A few days ago my wife and I watched a local news channel as they tracked the tornados in southern Indiana. At one point we were told we had 8 minutes before a twister would hit our small town. The thought of being in the path of destruction naturally scared us.
The tornado didn’t hit our house. But it did hit and destroy many other homes just a few miles from us. While we were thankful we were spared we were deeply saddened for those whose lives were impacted in such a profound way.
Two days later the first song of Sunday worship was All Creatures of Our God and King. The second verse caught my attention:
Thou rushing wind that art so strong
Ye clouds that sail in Heaven along,
O praise Him! Alleluia!
Thou rising moon, in praise rejoice,
Ye lights of evening, find a voice!
How does the “rushing wind” of a tornado “praise Him?” While singing I reflected on an interview with an elderly man whose house had been leveled. “The wind was the amazing power of the Lord!” Yes, I thought, but that wind caused a lot of destruction and even death.
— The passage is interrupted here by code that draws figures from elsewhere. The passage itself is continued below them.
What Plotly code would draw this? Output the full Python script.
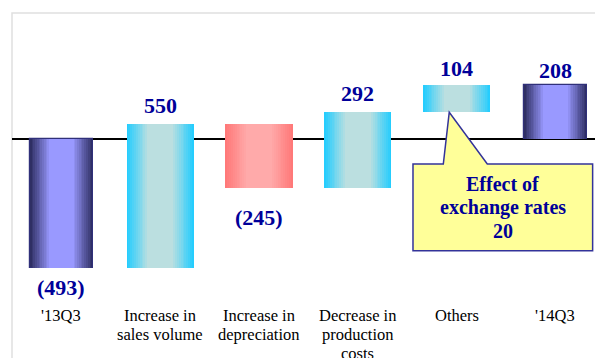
import plotly.graph_objects as go

# Bridge from '13Q3 to '14Q3 result
categories = ["'13Q3", "Increase in<br>sales volume", "Increase in<br>depreciation",
              "Decrease in<br>production<br>costs", "Others", "'14Q3"]
changes = [-493, 550, -245, 292, 104, 208]
kinds = ["total", "up", "down", "up", "up", "total"]
fx_note_lines = ["Effect of", "exchange rates", "20"]

SERIF = "Liberation Serif"

# bar bases / heights from running total
bases, heights = [], []
running = 0
for v, k in zip(changes, kinds):
    if k == "total":
        bases.append(0)
        heights.append(v)
        running = v
    else:
        bases.append(running)
        heights.append(v)
        running += v

xpos = list(range(len(categories)))

# edge -> centre colours for the cylinder-like shading
palette = {
    "total": ((0x2a, 0x2a, 0x5c), (0x99, 0x99, 0xff)),
    "up": ((0x1e, 0xcc, 0xff), (0xbb, 0xdf, 0xe0)),
    "down": ((0xff, 0x77, 0x77), (0xff, 0xaa, 0xaa)),
}
full_width = {"total": 0.64, "up": 0.68, "down": 0.68}


def mix(c0, c1, t):
    return "rgb(%d,%d,%d)" % tuple(round(a + (b - a) * t) for a, b in zip(c0, c1))


fig = go.Figure()
K = 18
for i in range(K):
    frac = 1 - i / K
    d = (i + 0.5) / (2 * K)
    t = min(1.0, d / 0.32)
    colors = [mix(*palette[k], t) for k in kinds]
    widths = [full_width[k] * frac for k in kinds]
    line_w = [1.2 if (i == 0 and k == "total") else 0 for k in kinds]
    fig.add_trace(go.Bar(
        x=xpos, y=heights, base=bases, width=widths,
        marker=dict(color=colors, line=dict(color="#30307a", width=line_w)),
        hoverinfo="skip", showlegend=False,
    ))

# value labels
label_gap = [20, 19, 29, 19, 17, 15]
for xi, b, h, g in zip(xpos, bases, heights, label_gap):
    end = b + h
    txt = "(%d)" % abs(h) if h < 0 else "%d" % h
    fig.add_annotation(
        x=xi, y=end, text="<b>%s</b>" % txt, showarrow=False,
        yshift=g if h > 0 else -g, yanchor="middle",
        font=dict(family=SERIF, size=22, color="#000099"),
    )

# category labels under the plot, one annotation per line for tight leading
for xi, cat in zip(xpos, categories):
    for j, line in enumerate(cat.split("<br>")):
        fig.add_annotation(
            x=xi, xref="x", y=0, yref="paper", text=line, showarrow=False,
            yanchor="middle", yshift=-15.7 - 18.7 * j,
            font=dict(family=SERIF, size=16.5, color="black"),
        )

# callout for exchange-rate effect, pointing to the base of "Others"
oth = 4
tip_y = bases[oth]
bx0, bx1, by0, by1 = 3.558, 5.376, -427.5, -94.8
wl, wr, tx = 3.865, 4.31, 3.925
path = (f"M {bx0},{by1} L {wl},{by1} L {tx},{tip_y} L {wr},{by1} L {bx1},{by1} "
        f"L {bx1},{by0} L {bx0},{by0} Z")
fig.add_shape(type="path", path=path, xref="x", yref="y",
              fillcolor="#ffff99", line=dict(color="#333399", width=1.5), layer="above")
for j, line in enumerate(fx_note_lines):
    fig.add_annotation(
        x=(bx0 + bx1) / 2, y=(by0 + by1) / 2, showarrow=False, yanchor="middle",
        yshift=23.5 * (1 - j), text="<b>%s</b>" % line,
        font=dict(family=SERIF, size=20, color="#000099"),
    )

# light frame around the plotting area
fig.add_shape(type="rect", xref="paper", yref="paper", x0=0, x1=1.05, y0=-0.3, y1=1,
              line=dict(color="#e0e0e0", width=1.5), layer="below")

ymin, ymax = -616.7, 484.7
fig.update_layout(
    width=595, height=358,
    margin=dict(l=12, r=0, t=13, b=58),
    paper_bgcolor="white", plot_bgcolor="white",
    barmode="overlay", bargap=0,
    xaxis=dict(range=[-0.5, 5.4], showticklabels=False,
               showgrid=False, zeroline=False, showline=False, ticks=""),
    xaxis2=dict(range=[-0.5, 5.4], overlaying="x", anchor="free",
                position=(0 - ymin) / (ymax - ymin), side="top",
                tickmode="array", tickvals=[i + 0.5 for i in xpos[:-1]],
                ticks="outside", ticklen=4, tickcolor="#999999", tickwidth=1,
                showticklabels=False, showgrid=False, zeroline=False, showline=False),
    yaxis=dict(range=[ymin, ymax], showgrid=False, showticklabels=False, ticks="",
               zeroline=True, zerolinecolor="black", zerolinewidth=1.5, showline=False),
)

fig.write_html("out.html")
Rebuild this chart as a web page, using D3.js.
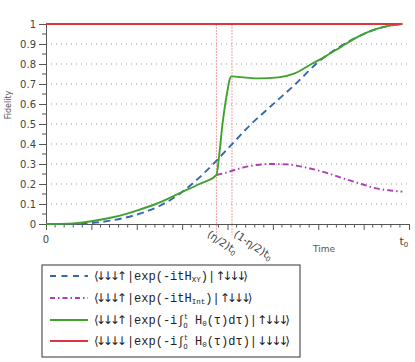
<!DOCTYPE html>
<html>
<head>
<meta charset="utf-8">
<script src="https://cdn.jsdelivr.net/npm/d3@7"></script>
<style>
  body { margin: 0; background: #fff; }
</style>
</head>
<body>
<script>
"use strict";
// time in units where t0 = 5*pi/2
const t0 = 7.854;
const tHalf = 3.755;        // (eta/2) t0
const tOther = t0 - tHalf;  // (1-eta/2) t0

const blueT = [0, 0.5, 1, 1.5, 2, 2.5, 3, 3.5, 4, 4.5, 5, 5.5, 6, 6.5, 7, 7.5, 7.854];
const blueV = [0, 0, 0.005, 0.02, 0.047, 0.09, 0.16, 0.258, 0.375, 0.495, 0.598, 0.7, 0.81, 0.89, 0.95, 0.988, 1];

const greenT = [0, 0.5, 1, 1.5, 2, 2.42, 3, 3.38, 3.755, 3.82, 3.89, 3.95, 4.01, 4.05, 4.09,
                4.4, 4.68, 5.12, 5.48, 5.85, 6.15, 6.51, 6.88, 7.25, 7.61, 7.854];
const greenV = [0, 0.002, 0.014, 0.035, 0.067, 0.1, 0.16, 0.2, 0.245, 0.35, 0.5, 0.6, 0.68, 0.725, 0.738,
                0.732, 0.728, 0.733, 0.753, 0.8, 0.837, 0.887, 0.937, 0.973, 0.993, 1];

const purpleT = [3.755, 3.91, 4.27, 4.64, 4.97, 5.3, 5.63, 5.96, 6.29, 6.62, 6.95, 7.28, 7.61, 7.854];
const purpleV = [0.245, 0.253, 0.278, 0.295, 0.3, 0.298, 0.287, 0.27, 0.248, 0.223, 0.2, 0.178, 0.167, 0.162];

const redT = [0, t0];
const redV = [1, 1];

const yTicks = [0, 0.1, 0.2, 0.3, 0.4, 0.5, 0.6, 0.7, 0.8, 0.9, 1];
const gridTicks = [0.1, 0.2, 0.3, 0.4, 0.5, 0.6, 0.7, 0.8, 0.9];

const sans = "DejaVu Sans, sans-serif";
const mono = "Liberation Mono, monospace";

const svg = d3.select("body").append("svg")
    .attr("width", 415)
    .attr("height", 362)
    .style("font-family", sans);

const x = d3.scaleLinear().domain([0, 8]).range([46, 409]);
const y = d3.scaleLinear().domain([0, 1]).range([224, 24]);

// dotted grid
svg.append("g").selectAll("line")
    .data(gridTicks).enter().append("line")
    .attr("x1", x(0)).attr("x2", x(7.95))
    .attr("y1", d => y(d)).attr("y2", d => y(d))
    .attr("stroke", "#999").attr("stroke-width", 1)
    .attr("stroke-dasharray", "1,4");

// vertical markers
svg.append("g").selectAll("line")
    .data([tHalf, tOther]).enter().append("line")
    .attr("x1", d => x(d)).attr("x2", d => x(d))
    .attr("y1", y(1)).attr("y2", y(0) + 11)
    .attr("stroke", "#f3a0a0").attr("stroke-width", 1)
    .attr("stroke-dasharray", "2,1");

// axes
const yAxis = d3.axisLeft(y).tickValues(yTicks).tickSize(7).tickPadding(3)
    .tickFormat(d => d === 0 || d === 1 ? d3.format("d")(d) : d3.format(".1f")(d));
const gy = svg.append("g").attr("transform", `translate(${x(0)},0)`).call(yAxis);
gy.append("g").selectAll("line")
    .data(d3.range(0.05, 1, 0.1)).enter().append("line")
    .attr("x1", -4).attr("x2", 0)
    .attr("y1", d => y(d)).attr("y2", d => y(d))
    .attr("stroke", "#555");

const xAxis = d3.axisBottom(x).tickValues(d3.range(0, 9)).tickSize(6).tickFormat("");
const gx = svg.append("g").attr("transform", `translate(0,${y(0)})`).call(xAxis);
gx.append("g").selectAll("line")
    .data(d3.range(0, 8, 0.2).filter(d => Math.abs(d - Math.round(d)) > 0.01)).enter().append("line")
    .attr("x1", d => x(d)).attr("x2", d => x(d))
    .attr("y1", 0).attr("y2", 3.5)
    .attr("stroke", "#555");

[gx, gy].forEach(g => {
  g.select(".domain").attr("stroke", "#555");
  g.selectAll(".tick line").attr("stroke", "#555");
  g.selectAll("text").attr("fill", "#444").attr("font-size", 10)
    .attr("font-family", sans);
});

// x tick labels
svg.append("text").attr("x", x(0)).attr("y", 243)
    .attr("text-anchor", "middle").attr("font-size", 10).attr("fill", "#444").text("0");
const t0lab = svg.append("text").attr("x", x(t0) - 3).attr("y", 245)
    .attr("font-size", 11).attr("fill", "#444");
t0lab.append("tspan").text("t");
t0lab.append("tspan").attr("font-size", 7).attr("dy", 2).text("0");

function rotLabel(xp, main) {
  const t = svg.append("text")
      .attr("transform", `translate(${xp},236) rotate(34)`)
      .attr("font-size", 10.5).attr("fill", "#444");
  t.append("tspan").text(main);
  t.append("tspan").attr("font-size", 7).attr("dy", 2).text("0");
}
rotLabel(x(tHalf) - 10, "(\u03b7/2)t");
rotLabel(x(tOther) + 1, "(1-\u03b7/2)t");

svg.append("text").attr("x", 324).attr("y", 252)
    .attr("text-anchor", "middle").attr("font-size", 9).attr("fill", "#555").text("Time");
svg.append("text").attr("transform", "translate(11,105) rotate(-90)")
    .attr("text-anchor", "middle").attr("font-size", 8).attr("fill", "#555").text("Fidelity");

// curves
const series = [
  { t: purpleT, v: purpleV, color: "#b03cb4", dash: "6,3,1.5,3" },
  { t: blueT, v: blueV, color: "#3567b0", dash: "7,4.5" },
  { t: greenT, v: greenV, color: "#3fa22d", dash: null },
  { t: redT, v: redV, color: "#e0343f", dash: null }
];
const line = d3.line().x(d => x(d[0])).y(d => y(d[1])).curve(d3.curveMonotoneX);
svg.append("g").selectAll("path")
    .data(series).enter().append("path")
    .attr("d", s => line(s.t.map((t, i) => [t, s.v[i]])))
    .attr("fill", "none")
    .attr("stroke", s => s.color)
    .attr("stroke-width", 1.9)
    .attr("stroke-dasharray", s => s.dash);

// legend
const leg = svg.append("g");
leg.append("rect").attr("x", 42).attr("y", 265).attr("width", 258).attr("height", 92)
    .attr("fill", "#fff").attr("stroke", "#333").attr("stroke-width", 1);

const legItems = [
  { color: "#3567b0", dash: "6,5.5", bra: "\u27e8\u2193\u2193\u2193\u2191", op: "exp(-itH", sub: "XY", ket: "\u2191\u2193\u2193\u2193\u27e9", integral: false },
  { color: "#b03cb4", dash: "5,3,1.5,3", bra: "\u27e8\u2193\u2193\u2193\u2191", op: "exp(-itH", sub: "Int", ket: "\u2191\u2193\u2193\u2193\u27e9", integral: false },
  { color: "#3fa22d", dash: null, bra: "\u27e8\u2193\u2193\u2193\u2191", op: "exp(-i\u222b", sub: "", ket: "\u2191\u2193\u2193\u2193\u27e9", integral: true },
  { color: "#e0343f", dash: null, bra: "\u27e8\u2193\u2193\u2193\u2193", op: "exp(-i\u222b", sub: "", ket: "\u2193\u2193\u2193\u2193\u27e9", integral: true }
];
const legY = [276, 298, 320, 341];
legItems.forEach((d, i) => {
  const yy = legY[i];
  leg.append("line").attr("x1", 50).attr("x2", 88).attr("y1", yy).attr("y2", yy)
      .attr("stroke", d.color).attr("stroke-width", 1.9)
      .attr("stroke-dasharray", d.dash);
  const tx = leg.append("text").attr("x", 94).attr("y", yy + 4)
      .attr("font-size", 12).attr("fill", "#222");
  const arrows = (sel, s) => sel.append("tspan").style("font-family", sans)
      .style("letter-spacing", "-3px").attr("font-size", 12).text(s);
  const m = (sel, s) => sel.append("tspan").style("font-family", mono)
      .style("letter-spacing", "0px").text(s);
  arrows(tx, d.bra);
  m(tx, "|" + d.op).attr("dx", 3);
  if (!d.integral) {
    m(tx, d.sub).attr("font-size", 7.5).attr("dy", 2);
    m(tx, ")|").attr("dy", -2);
    arrows(tx, d.ket);
  } else {
    tx.append("tspan").attr("font-size", 7).attr("dy", -5).text("t");
    tx.append("tspan").attr("font-size", 7).attr("dx", -4).attr("dy", 9).text("0");
    m(tx, " H").attr("dy", -4);
    m(tx, "0").attr("font-size", 7.5).attr("dy", 2);
    m(tx, "(\u03c4)d\u03c4)|").attr("dy", -2);
    arrows(tx, d.ket);
  }
});
</script>
</body>
</html>
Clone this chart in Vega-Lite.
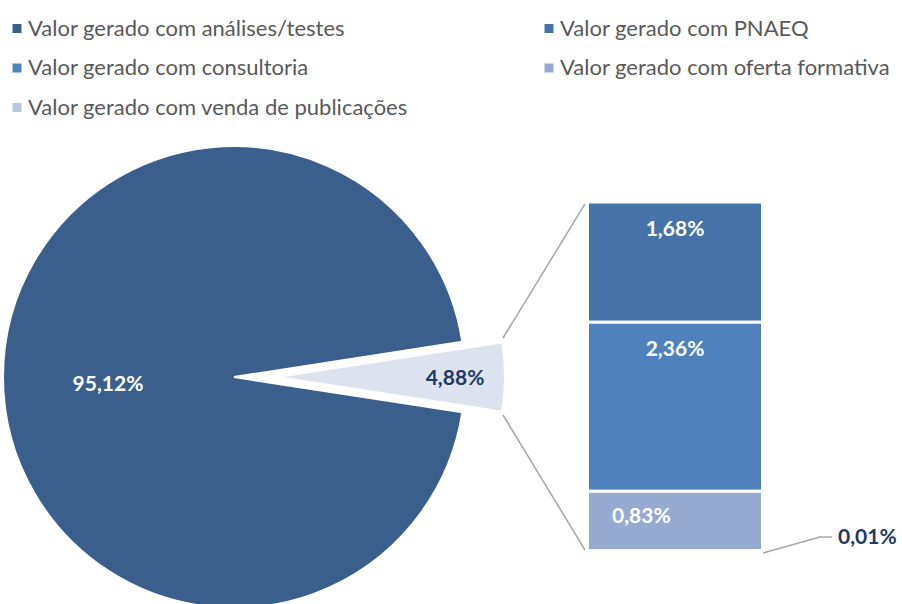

I confess I think in terms of outcome when it comes to praising God. When something ‘good’ happens praise is easy for me. When the outcome is very different it is difficult. Is this because I am too self-centered and make my judgments on the basis of human health and happiness? What am I to think when the “amazing power of the Lord” leaves a path of death?
I want a faith that implicitly trusts God no matter what happens to me. I hope I do, but my house was not leveled. No one in my family died.
It is easy to be an ‘armchair’ theologian. But I hope I can live into the words of Henri Nouwen when he wrote, “Ordinary suffering will not be taken away, nor the suffering we must face when we bear witness to God’s love and are met with the world’s hostility and scorn [e.g. “How could a loving God who supposedly controls the wind orchestrate a tornado which harms people?”]. But our suffering will have meaning, will be lifted up, transformed by the unceasing love of God” (from Henri Nouwen: Writings Selected with an Introduction by Robert A. Jones).
In other words, I pray I can sing and mean the last verse of All Creatures of Our God and King.
Let all things their Creator bless,
And worship Him in humbleness,
O praise Him! Alleluia!
Praise, praise the Father, praise the Son,
And praise the Spirit, Three in One!